Content Centric Networking
A Self-Organizing Network That Meets Information Needs

networking


What Is It?

A new approach to networking that enables networks to self-organize and push relevant content where needed.

Content-centric networking enables communication to happen anywhere, anytime, and with any device - using any available means.



The Benefits of Content-Centric Networking

  • Simplifies network use - reduces set-up time and doesn't require manual configuration through firewalls, VPNs, and ad hoc synchronization protocols.
  • Provides a seamless, ubiquitous experience - allows people to easily send and receive digital content from multiple locations, mobile devices, and diverse networks.
  • Reduces congestion and latency - doesn't send irrelevant or redundant information through network pipelines.
  • Improves network performance while reducing operating costs - increases efficiency by at least three orders of magnitude.
  • Increases network reliability - robustly delivers information using any available medium.
  • Eliminates many security problems - secures information so integrity and trust are properties of the content, not of the channel.
  • Supports new and emerging applications - facilitates mobile and wireless access (which are currently relegated to the fringe of the network), and enables broadcast, voice over IP (VoIP), autonomous sensor networks, ubiquitous applications, and context-aware computing.
  • Empowers the user - allows people to express intent to their networks (e.g., to prioritize specific content over others) and prioritizes their needs from inside the network.
The Problems Content-Centric Networking Addresses

People live on virtual islands of connectivity. They have trouble accessing digital resources that are spread across:
  • Firewalled computers
  • Volatile VPN setups
  • Unstable wireless domains
  • Mobile locations
  • Multiple devices such as laptops, PDAs and cellphones
Similarly, enterprises spend more time setting up, configuring, and connecting to their networks - which contain massive, unstructured, distributed, and often remote information resources - than they spend analyzing and mining this information for useful insights.

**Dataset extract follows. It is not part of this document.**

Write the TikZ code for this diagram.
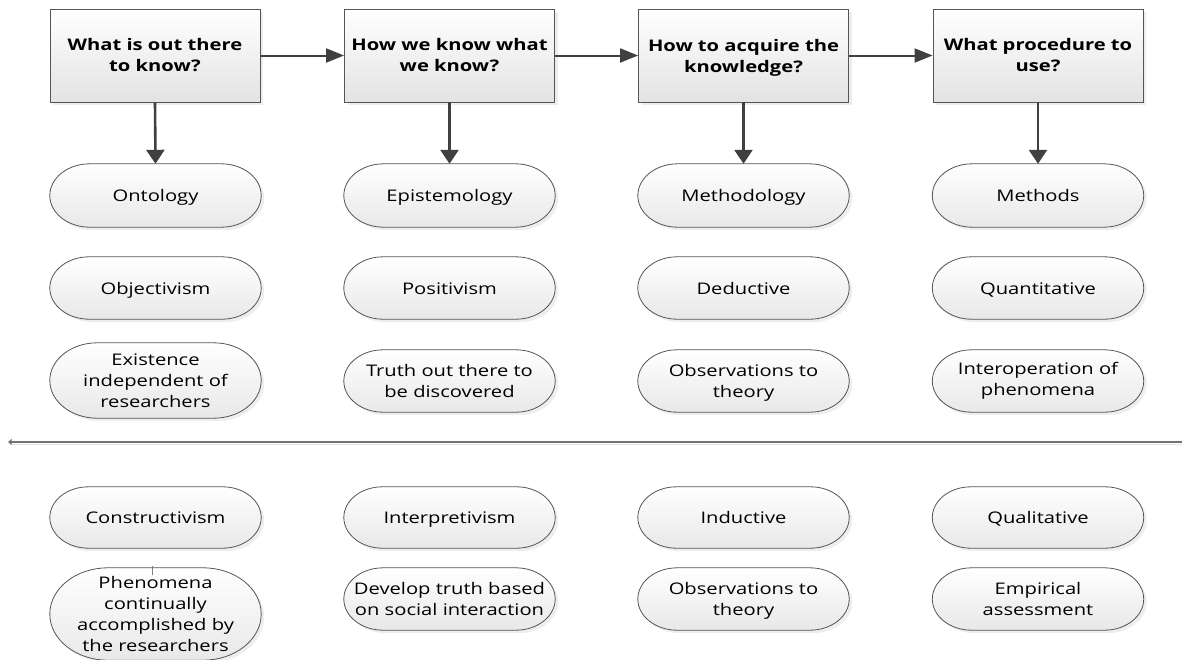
\documentclass[tikz,border=0pt]{standalone}
\usepackage{amsmath}
\usepackage{fontspec}
\setmainfont{Open Sans}[FakeStretch=1.26]
\usetikzlibrary{arrows.meta,shadows,calc}
\pgfdeclarelayer{background}
\pgfsetlayers{background,main}
\definecolor{edge}{HTML}{555555}
\definecolor{arrowc}{HTML}{404040}
\tikzset{
  qbox/.style={draw=edge, line width=0.9pt, minimum width=210pt, minimum height=93pt,
    top color=white, bottom color=black!11, inner sep=0pt, align=center,
    font=\bfseries\fontsize{16}{21}\selectfont,
    drop shadow={shadow xshift=3pt, shadow yshift=-3pt, fill=black!14}},
  pill/.style={minimum width=211pt, minimum height=#1, inner sep=0pt, align=center,
    font=\fontsize{16}{21}\selectfont},
  one/.style={text height=12pt, text depth=0pt},
  pillpaint/.style={draw=edge, line width=0.8pt, top color=white, bottom color=black!9,
    drop shadow={shadow xshift=3pt, shadow yshift=-3pt, fill=black!13}},
  varrow/.style={draw=arrowc, line width=2.6pt, -{Triangle[length=14pt,width=18pt]}},
  harrow/.style={draw=arrowc, line width=2pt, -{Triangle[length=18pt,width=14pt]}}
}
% outline with elliptical ends around a named node
\newcommand\pillpath[1]{%
  \path[pillpaint] let \p1=(#1.north west), \p2=(#1.south east),
      \n1={(\y1-\y2)/2}, \n2={1.26*\n1}, \n3={0.5523*\n1}, \n4={0.5523*\n2} in
    (\x1+\n2,\y1) -- (\x2-\n2,\y1)
    .. controls (\x2-\n2+\n4,\y1) and (\x2,\y1-\n1+\n3) .. (\x2,\y1-\n1)
    .. controls (\x2,\y2+\n1-\n3) and (\x2-\n2+\n4,\y2) .. (\x2-\n2,\y2)
    -- (\x1+\n2,\y2)
    .. controls (\x1+\n2-\n4,\y2) and (\x1,\y2+\n1-\n3) .. (\x1,\y2+\n1)
    .. controls (\x1,\y1-\n1+\n3) and (\x1+\n2-\n4,\y1) .. (\x1+\n2,\y1) -- cycle;}
\begin{document}
\begin{tikzpicture}[x=1pt,y=-1pt]
\useasboundingbox (0,0) rectangle (1182,659);

% question boxes
\node[qbox] (q1) at (155,55.5)  {What is out there\\to know?};
\node[qbox] (q2) at (449.5,55.5) {How we know what\\we know?};
\node[qbox] (q3) at (743.5,55.5) {How to acquire the\\\smash[b]{knowledge?}};
\node[qbox] (q4) at (1038,55.5)  {What procedure to\\use?};

% first row of terms
\node[pill=63pt,one] (o1) at (155.5,195.5) {Ontology};
\node[pill=63pt,one] (o2) at (449.5,195.5) {Epistemology};
\node[pill=63pt,one] (o3) at (743.5,195.5) {Methodology};
\node[pill=63pt,one] (o4) at (1038,195.5)  {Methods};

% objective paradigm
\node[pill=62pt,one] (a1) at (155.5,288) {Objectivism};
\node[pill=62pt,one] (a2) at (449.5,288) {Positivism};
\node[pill=62pt,one] (a3) at (743.5,288) {Deductive};
\node[pill=62pt,one] (a4) at (1038,288)  {Quantitative};

\node[pill=75pt] (b1) at (155.5,380.5) {Existence\\independent of\\researchers};
\node[pill=62pt] (b2) at (449.5,381) {Truth out there to\\be discovered};
\node[pill=62pt] (b3) at (743.5,381) {Observations to\\\smash[b]{theory}};
\node[pill=62pt] (b4) at (1038,381)  {Interoperation of\\phenomena};

% separator line
\coordinate (sepR) at (1182,442);
\coordinate (sepL) at (8,442);
\draw[black!10, line width=1.4pt] ([yshift=-2.5pt]sepR) -- ([yshift=-2.5pt,xshift=3pt]sepL);
\draw[black!55, line width=1.1pt, -{Straight Barb[length=3pt,width=5pt]}] (sepR) -- (sepL);

% subjective paradigm
\node[pill=61pt,one] (c1) at (155.5,517.5) {Constructivism};
\node[pill=61pt,one] (c2) at (449.5,517.5) {Interpretivism};
\node[pill=61pt,one] (c3) at (743.5,517.5) {Inductive};
\node[pill=61pt,one] (c4) at (1038,517.5)  {Qualitative};

\node[pill=92pt] (d1) at (155.5,614) {Phenomena\\continually\\accomplished by\\the researchers};
\node[pill=62pt] (d2) at (449.5,599) {Develop truth based\\on social interaction};
\node[pill=62pt] (d3) at (743.5,599) {Observations to\\\smash[b]{theory}};
\node[pill=62pt] (d4) at (1038,599)  {Empirical\\assessment};

\begin{pgfonlayer}{background}
  \foreach \nm in {o1,o2,o3,o4,a1,a2,a3,a4,b1,b2,b3,b4,c1,c2,c3,c4,d1,d2,d3,d4}
    {\pillpath{\nm}}
\end{pgfonlayer}
\draw[black!50, line width=0.6pt] ([xshift=-3pt,yshift=2pt]d1.north) -- ++(0,9);

% connectors
\draw[harrow] (q1.east) -- (q2.west);
\draw[harrow] (q2.east) -- (q3.west);
\draw[harrow] (q3.east) -- (q4.west);
\draw[varrow] (q1.south) -- (o1.north);
\draw[varrow] (q2.south) -- (o2.north);
\draw[varrow] (q3.south) -- (o3.north);
\draw[varrow] (q4.south) -- (o4.north);
\end{tikzpicture}
\end{document}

Synchronizing and accessing information shouldn't have to be such a difficult task...but it is, because current networking approaches are outdated.

Designed for the technologies of the 1970s, they focus on moving data packets - identified by a geographically fixed, unique IP address - instead of focusing on the information contained in them. In today's networking environment, everything is mobile, dynamic, and virtually connected to everything else. People are:
  • Accessing ever-growing amounts of digital information
  • Connecting to diverse, often wireless networks
  • using multiple devices to send and receive information
Internet communication has moved from point-to-point conversations between hosts, to point-to-multiparty or multiparty-to-multiparty information dissemination. It's the difference between setting up a phone call between two friends, and hosting a cocktail party. But you can't use a telephone to host a cocktail party - where people engage in multiple conversations, move around, eavesdrop on conversations, and ask nearby guests for information.

The Need for Content-Centric Networking

Networks can no longer focus on just the ends of the network (as in a phone call) - they now need to consider the information and nuanced interactions inside it.


We need networks that:
  • Support seamless, mobile, and wireless computing
  • Self-organize using any available resource, device, or channel;
  • Push content while anticipating and inferring people's needs.
Several ad hoc, patchwork solutions - such as content delivery networks, digital content delivery platforms, DNS servers and digital hash tables, and publish/subscribe messaging systems - already exist at the network layer. This "de facto content layer" attempts to bridge the gap between networks, content, and users - confirming the need for a new, underlying approach to networking.

PARC's Vision for Content-Centric Networking

PARC's "context-aware, content-centric" approach to networking enables named content to migrate wherever it's needed. Meanwhile, network nodes - empowered with more storage and processing power than ever - can exploit the context of the interaction.

Content-centric networking shifts the focus from transmitting data by geographic location, to disseminating it via named content.

How It Works
  • Named content doesn't have to reside anywhere in particular, eliminating the need for global topologies.
  • With only a name, any device that hears the data request can respond to it.
  • Using any means available - IP, VPN tunnels, Zeroconf techniques, multicast, proxies, opportunistic transportation such as planes, and so on - the network acquires the requested content and delivers it to the user.
Content-centric networking won't overhaul existing network pipelines, but it will use them to restructure the way networks manage resources and distribute information.

The Network Itself Doesn't Matter.

The Legacy and the Leader

PARC Research Fellow


By intersecting a human-centered approach, diverse application experience, theoretical insights, and cross-disciplinary expertise (including security, embedded systems, machine learning, and ubiquitous computing), PARC is in a unique position to deliver content-centric networking.

PARC's rich legacy of network innovation includes inventing the Ethernet and PUP (early Xerox internet protocol); pioneering client-server and peer-to-peer concepts; advancing IP multicast and Mbone; and co-designing Internet Protocol version 6 (IPv6).